**Work required:**
Exactly as written, quote every line that follows, skipping the images.

#### Material provided ####

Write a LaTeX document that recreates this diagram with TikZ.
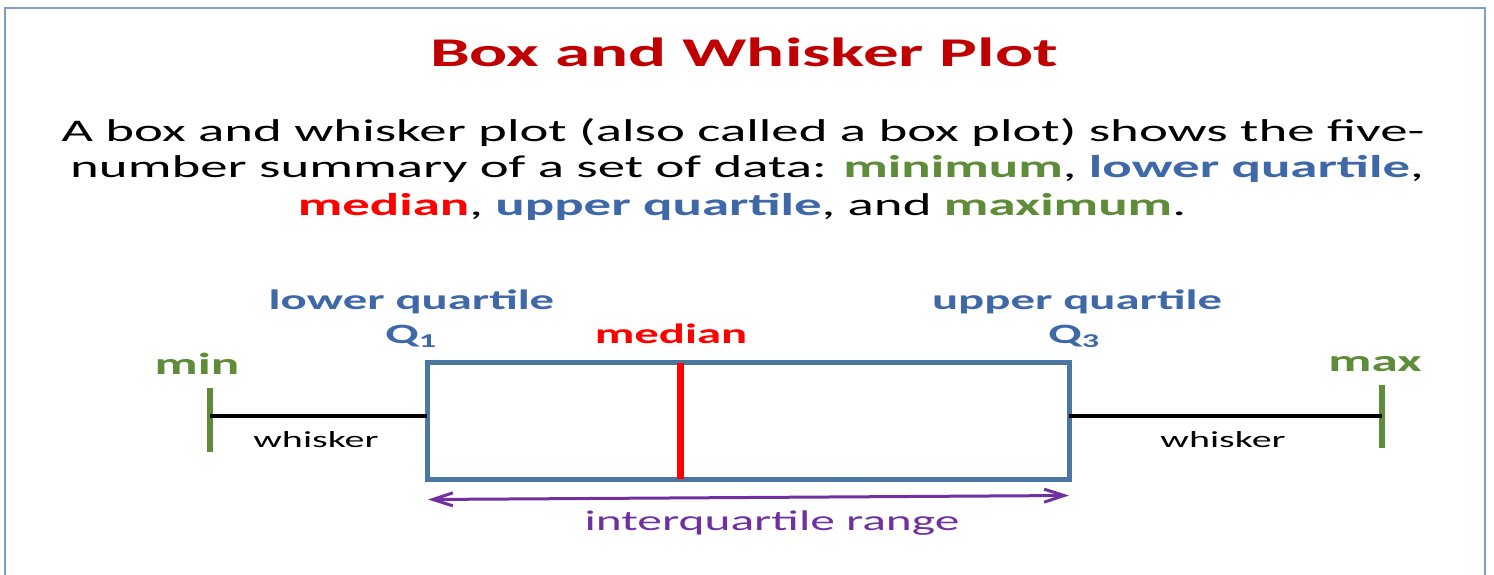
\documentclass[tikz,border=0pt]{standalone}
\usepackage{fontspec}
\setmainfont{Carlito}[FakeStretch=1.74]
\usetikzlibrary{arrows.meta}

\definecolor{titlered}{HTML}{C00000}
\definecolor{medred}{HTML}{FF0000}
\definecolor{qblue}{HTML}{3F68A8}
\definecolor{boxblue}{HTML}{4A76A2}
\definecolor{olive}{HTML}{5E8C38}
\definecolor{iqr}{HTML}{7030A0}
\definecolor{framecol}{HTML}{7E9FC9}

\newcommand{\fs}[1]{\fontsize{#1}{#1}\selectfont}

\begin{document}
\begin{tikzpicture}[x=1pt, y=-1pt,
  txt/.style={inner sep=0pt, outer sep=0pt, anchor=base},
  lbl/.style={txt, font=\fs{28}\bfseries},
  wlabel/.style={txt, font=\fs{23}},
  whiskerline/.style={line width=4pt, black},
  endtick/.style={line width=6pt, olive},
  iqrarrow/.style={line width=3pt, iqr, {Straight Barb[length=20pt, width=13pt]}-{Straight Barb[length=20pt, width=13pt]}},
]
\clip (0,0) rectangle (1494,575);
\fill[white] (0,0) rectangle (1494,575);

% slide frame (bottom edge lies below the visible area)
\draw[framecol, line width=2.5pt] (5,590) -- (5,8) -- (1485,8) -- (1485,590);

% heading and explanation
\node[txt, font=\fs{40.8}\bfseries, text=titlered] (title) at (744,67) {Box and Whisker Plot};
\node[txt, font=\fs{31.5}] (line1) at (743,142)
  {A box and whisker plot (also called a box plot) shows the five-};
\node[txt, font=\fs{31.5}] (line2) at (747,178)
  {number summary of a set of data: \textbf{\color{olive}minimum}, \textbf{\color{qblue}lower quartile},};
\node[txt, font=\fs{31.5}] (line3) at (742,215)
  {\textbf{\color{medred}median}, \textbf{\color{qblue}upper quartile}, and \textbf{\color{olive}maximum}.};

% the box from Q1 to Q3
\node[draw=boxblue, line width=5pt, minimum width=642pt, minimum height=117pt,
      inner sep=0pt, outer sep=0pt] (box) at (748,420.75) {};

% median, ends and whiskers
\coordinate (medtop) at (680,363);
\coordinate (minpt) at (210,416);
\coordinate (maxpt) at (1382,416);
\draw[medred, line width=7pt] (medtop) -- (medtop |- box.south);
\draw[endtick] (210,388) -- (210,452);
\draw[endtick] (1382,385) -- (1382,448);
\draw[whiskerline] (minpt) -- (minpt -| box.west);
\draw[whiskerline] (maxpt -| box.east) -- (maxpt);

% interquartile range arrow
\coordinate (iqrL) at (428,499.5);
\coordinate (iqrR) at (1069,495.5);
\draw[iqrarrow] (iqrL) -- (iqrR);

% labels
\node[lbl, text=qblue] (lq) at (411.5,309) {lower quartile};
\node[lbl, text=qblue] (q1) at (411,343) {Q\textsubscript{1}};
\node[lbl, text=qblue] (uq) at (1077,309) {upper quartile};
\node[lbl, text=qblue] (q3) at (1074,343) {Q\textsubscript{3}};
\node[lbl, text=medred] (med) at (671,343) {median};
\node[lbl, font=\fs{30.5}\bfseries, text=olive] (minl) at (197,374) {min};
\node[lbl, font=\fs{30.5}\bfseries, text=olive] (maxl) at (1375,371) {max};
\node[wlabel] (wl) at (316,447) {whisker};
\node[wlabel] (wr) at (1223,447) {whisker};
\node[txt, font=\fs{28.4}, text=iqr] (iqrl) at (772,530) {interquartile range};
\end{tikzpicture}
\end{document}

####

**Response for this exercise:**
Write a LaTeX document that recreates this diagram with TikZ.
\documentclass[tikz,border=0pt]{standalone}
\usepackage{fontspec}
\setmainfont{Carlito}[FakeStretch=1.74]
\usetikzlibrary{arrows.meta}

\definecolor{titlered}{HTML}{C00000}
\definecolor{medred}{HTML}{FF0000}
\definecolor{qblue}{HTML}{3F68A8}
\definecolor{boxblue}{HTML}{4A76A2}
\definecolor{olive}{HTML}{5E8C38}
\definecolor{iqr}{HTML}{7030A0}
\definecolor{framecol}{HTML}{7E9FC9}

\newcommand{\fs}[1]{\fontsize{#1}{#1}\selectfont}

\begin{document}
\begin{tikzpicture}[x=1pt, y=-1pt,
  txt/.style={inner sep=0pt, outer sep=0pt, anchor=base},
  lbl/.style={txt, font=\fs{28}\bfseries},
  wlabel/.style={txt, font=\fs{23}},
  whiskerline/.style={line width=4pt, black},
  endtick/.style={line width=6pt, olive},
  iqrarrow/.style={line width=3pt, iqr, {Straight Barb[length=20pt, width=13pt]}-{Straight Barb[length=20pt, width=13pt]}},
]
\clip (0,0) rectangle (1494,575);
\fill[white] (0,0) rectangle (1494,575);

% slide frame (bottom edge lies below the visible area)
\draw[framecol, line width=2.5pt] (5,590) -- (5,8) -- (1485,8) -- (1485,590);

% heading and explanation
\node[txt, font=\fs{40.8}\bfseries, text=titlered] (title) at (744,67) {Box and Whisker Plot};
\node[txt, font=\fs{31.5}] (line1) at (743,142)
  {A box and whisker plot (also called a box plot) shows the five-};
\node[txt, font=\fs{31.5}] (line2) at (747,178)
  {number summary of a set of data: \textbf{\color{olive}minimum}, \textbf{\color{qblue}lower quartile},};
\node[txt, font=\fs{31.5}] (line3) at (742,215)
  {\textbf{\color{medred}median}, \textbf{\color{qblue}upper quartile}, and \textbf{\color{olive}maximum}.};

% the box from Q1 to Q3
\node[draw=boxblue, line width=5pt, minimum width=642pt, minimum height=117pt,
      inner sep=0pt, outer sep=0pt] (box) at (748,420.75) {};

% median, ends and whiskers
\coordinate (medtop) at (680,363);
\coordinate (minpt) at (210,416);
\coordinate (maxpt) at (1382,416);
\draw[medred, line width=7pt] (medtop) -- (medtop |- box.south);
\draw[endtick] (210,388) -- (210,452);
\draw[endtick] (1382,385) -- (1382,448);
\draw[whiskerline] (minpt) -- (minpt -| box.west);
\draw[whiskerline] (maxpt -| box.east) -- (maxpt);

% interquartile range arrow
\coordinate (iqrL) at (428,499.5);
\coordinate (iqrR) at (1069,495.5);
\draw[iqrarrow] (iqrL) -- (iqrR);

% labels
\node[lbl, text=qblue] (lq) at (411.5,309) {lower quartile};
\node[lbl, text=qblue] (q1) at (411,343) {Q\textsubscript{1}};
\node[lbl, text=qblue] (uq) at (1077,309) {upper quartile};
\node[lbl, text=qblue] (q3) at (1074,343) {Q\textsubscript{3}};
\node[lbl, text=medred] (med) at (671,343) {median};
\node[lbl, font=\fs{30.5}\bfseries, text=olive] (minl) at (197,374) {min};
\node[lbl, font=\fs{30.5}\bfseries, text=olive] (maxl) at (1375,371) {max};
\node[wlabel] (wl) at (316,447) {whisker};
\node[wlabel] (wr) at (1223,447) {whisker};
\node[txt, font=\fs{28.4}, text=iqr] (iqrl) at (772,530) {interquartile range};
\end{tikzpicture}
\end{document}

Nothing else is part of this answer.